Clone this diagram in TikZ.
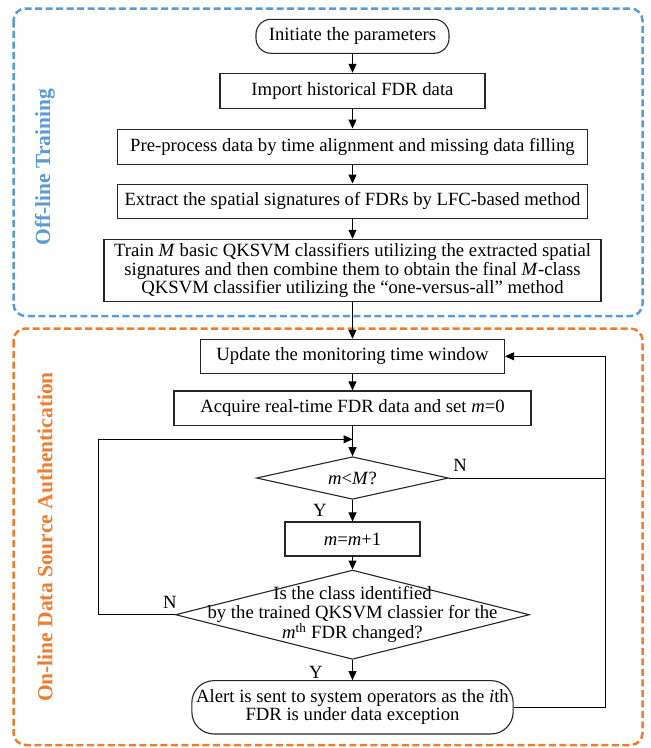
\documentclass[tikz,border=0pt]{standalone}
\usepackage{fontspec}
\setmainfont{Liberation Serif}
\usetikzlibrary{arrows.meta,shapes.geometric}
\definecolor{offblue}{HTML}{5B9BD5}
\definecolor{onorange}{HTML}{ED7D31}
\begin{document}
\begin{tikzpicture}[x=1pt,y=-1pt,
  every node/.style={font=\fontsize{18.7}{18.3}\selectfont},
  proc/.style={draw=black!85, line width=1.1pt, rectangle, inner sep=0pt, align=center},
  term/.style={proc, rounded corners=15pt},
  decision/.style={draw=black!85, line width=1.1pt, diamond, inner sep=0pt},
  arr/.style={-{Triangle[length=9pt,width=8pt]}, line width=1pt},
  ln/.style={line width=1pt},
  zone/.style={rounded corners=12pt, line width=2.5pt, dash pattern=on 7pt off 3.5pt},
  side/.style={rotate=90, font=\fontsize{21.5}{22}\selectfont\bfseries},
  yn/.style={inner sep=0pt},
]
\useasboundingbox (0,0) rectangle (651,748);

% zones
\draw[zone, offblue] (13.5,8.5) rectangle (642.5,316);
\draw[zone, onorange] (13.5,328.5) rectangle (642.5,745);
\node[side, text=offblue] (offlbl) at (45,167) {Off-line Training};
\node[side, text=onorange] (onlbl) at (45,537) {On-line Data Source Authentication};

% nodes
\node[term, minimum width=193pt, minimum height=34pt] (init) at (352.5,36.3) {Initiate the parameters};
\node[proc, minimum width=265pt, minimum height=35pt] (import) at (352.5,90.8) {Import historical FDR data};
\node[proc, minimum width=470.5pt, minimum height=35.3pt] (pre) at (352.5,146.7) {Pre-process data by time alignment and missing data filling};
\node[proc, minimum width=470.5pt, minimum height=34.3pt] (extract) at (352.5,201.2) {Extract the spatial signatures of FDRs by LFC-based method};
\node[proc, minimum width=497pt, minimum height=62.4pt] (train) at (352.5,270.5) {Train \textit{M} basic QKSVM classifiers utilizing the extracted spatial\\signatures and then combine them to obtain the final \textit{M}-class\\QKSVM classifier utilizing the “one-versus-all” method};
\node[proc, minimum width=304pt, minimum height=34pt] (update) at (352.5,356.3) {Update the monitoring time window};
\node[proc, minimum width=357pt, minimum height=34.7pt] (acquire) at (352.5,408.3) {Acquire real-time FDR data and set \textit{m}=0};
\node[decision, minimum width=192pt, minimum height=42.6pt] (d1) at (352.5,478) {};
\node (d1t) at (d1) {\textit{m}<\textit{M}?};
\node[proc, minimum width=135pt, minimum height=34pt] (mm) at (352.5,539) {\textit{m}=\textit{m}+1};
\node[decision, minimum width=354pt, minimum height=89.3pt] (d2) at (352.5,614.7) {};
\node[align=center, inner sep=0pt] (d2t) at (d2) {Is the class identified\\by the trained QKSVM classier for the\\\textit{m}\textsuperscript{th} FDR changed?};
\node[term, rounded corners=22pt, minimum width=321.3pt, minimum height=53.3pt] (alert) at (352.5,707.3) {Alert is sent to system operators as the \textit{i}th\\FDR is under data exception};

% labels
\node[yn] (n1) at (460,465) {N};
\node[yn] (y1) at (320,510) {Y};
\node[yn] (n2) at (170,602) {N};
\node[yn] (y2) at (316,672) {Y};

% helper coordinates
\coordinate (join) at (352.5,439.3);
\coordinate (rt) at (605,478);

% connectors
\draw[arr] (init) -- (import);
\draw[arr] (import) -- (pre);
\draw[arr] (pre) -- (extract);
\draw[arr] (extract) -- (train);
\draw[arr] (train) -- (update);
\draw[arr] (update) -- (acquire);
\draw[arr] (acquire) -- (d1);
\draw[arr] (d1) -- (mm);
\draw[arr] (mm) -- (d2);
\draw[arr] (d2) -- (alert);
\draw[arr] (d2.west) -- (98,614.7) |- (join);
\draw[arr] (d1.east) -- (rt) |- (update.east);
\draw[ln] (alert.east) -| (rt);
\end{tikzpicture}
\end{document}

|---|

- Problem details
Without the pictures, print the whole listing exactly as given.

- Problem solution
Clone this diagram in TikZ.
\documentclass[tikz,border=0pt]{standalone}
\usepackage{fontspec}
\setmainfont{Liberation Serif}
\usetikzlibrary{arrows.meta,shapes.geometric}
\definecolor{offblue}{HTML}{5B9BD5}
\definecolor{onorange}{HTML}{ED7D31}
\begin{document}
\begin{tikzpicture}[x=1pt,y=-1pt,
  every node/.style={font=\fontsize{18.7}{18.3}\selectfont},
  proc/.style={draw=black!85, line width=1.1pt, rectangle, inner sep=0pt, align=center},
  term/.style={proc, rounded corners=15pt},
  decision/.style={draw=black!85, line width=1.1pt, diamond, inner sep=0pt},
  arr/.style={-{Triangle[length=9pt,width=8pt]}, line width=1pt},
  ln/.style={line width=1pt},
  zone/.style={rounded corners=12pt, line width=2.5pt, dash pattern=on 7pt off 3.5pt},
  side/.style={rotate=90, font=\fontsize{21.5}{22}\selectfont\bfseries},
  yn/.style={inner sep=0pt},
]
\useasboundingbox (0,0) rectangle (651,748);

% zones
\draw[zone, offblue] (13.5,8.5) rectangle (642.5,316);
\draw[zone, onorange] (13.5,328.5) rectangle (642.5,745);
\node[side, text=offblue] (offlbl) at (45,167) {Off-line Training};
\node[side, text=onorange] (onlbl) at (45,537) {On-line Data Source Authentication};

% nodes
\node[term, minimum width=193pt, minimum height=34pt] (init) at (352.5,36.3) {Initiate the parameters};
\node[proc, minimum width=265pt, minimum height=35pt] (import) at (352.5,90.8) {Import historical FDR data};
\node[proc, minimum width=470.5pt, minimum height=35.3pt] (pre) at (352.5,146.7) {Pre-process data by time alignment and missing data filling};
\node[proc, minimum width=470.5pt, minimum height=34.3pt] (extract) at (352.5,201.2) {Extract the spatial signatures of FDRs by LFC-based method};
\node[proc, minimum width=497pt, minimum height=62.4pt] (train) at (352.5,270.5) {Train \textit{M} basic QKSVM classifiers utilizing the extracted spatial\\signatures and then combine them to obtain the final \textit{M}-class\\QKSVM classifier utilizing the “one-versus-all” method};
\node[proc, minimum width=304pt, minimum height=34pt] (update) at (352.5,356.3) {Update the monitoring time window};
\node[proc, minimum width=357pt, minimum height=34.7pt] (acquire) at (352.5,408.3) {Acquire real-time FDR data and set \textit{m}=0};
\node[decision, minimum width=192pt, minimum height=42.6pt] (d1) at (352.5,478) {};
\node (d1t) at (d1) {\textit{m}<\textit{M}?};
\node[proc, minimum width=135pt, minimum height=34pt] (mm) at (352.5,539) {\textit{m}=\textit{m}+1};
\node[decision, minimum width=354pt, minimum height=89.3pt] (d2) at (352.5,614.7) {};
\node[align=center, inner sep=0pt] (d2t) at (d2) {Is the class identified\\by the trained QKSVM classier for the\\\textit{m}\textsuperscript{th} FDR changed?};
\node[term, rounded corners=22pt, minimum width=321.3pt, minimum height=53.3pt] (alert) at (352.5,707.3) {Alert is sent to system operators as the \textit{i}th\\FDR is under data exception};

% labels
\node[yn] (n1) at (460,465) {N};
\node[yn] (y1) at (320,510) {Y};
\node[yn] (n2) at (170,602) {N};
\node[yn] (y2) at (316,672) {Y};

% helper coordinates
\coordinate (join) at (352.5,439.3);
\coordinate (rt) at (605,478);

% connectors
\draw[arr] (init) -- (import);
\draw[arr] (import) -- (pre);
\draw[arr] (pre) -- (extract);
\draw[arr] (extract) -- (train);
\draw[arr] (train) -- (update);
\draw[arr] (update) -- (acquire);
\draw[arr] (acquire) -- (d1);
\draw[arr] (d1) -- (mm);
\draw[arr] (mm) -- (d2);
\draw[arr] (d2) -- (alert);
\draw[arr] (d2.west) -- (98,614.7) |- (join);
\draw[arr] (d1.east) -- (rt) |- (update.east);
\draw[ln] (alert.east) -| (rt);
\end{tikzpicture}
\end{document}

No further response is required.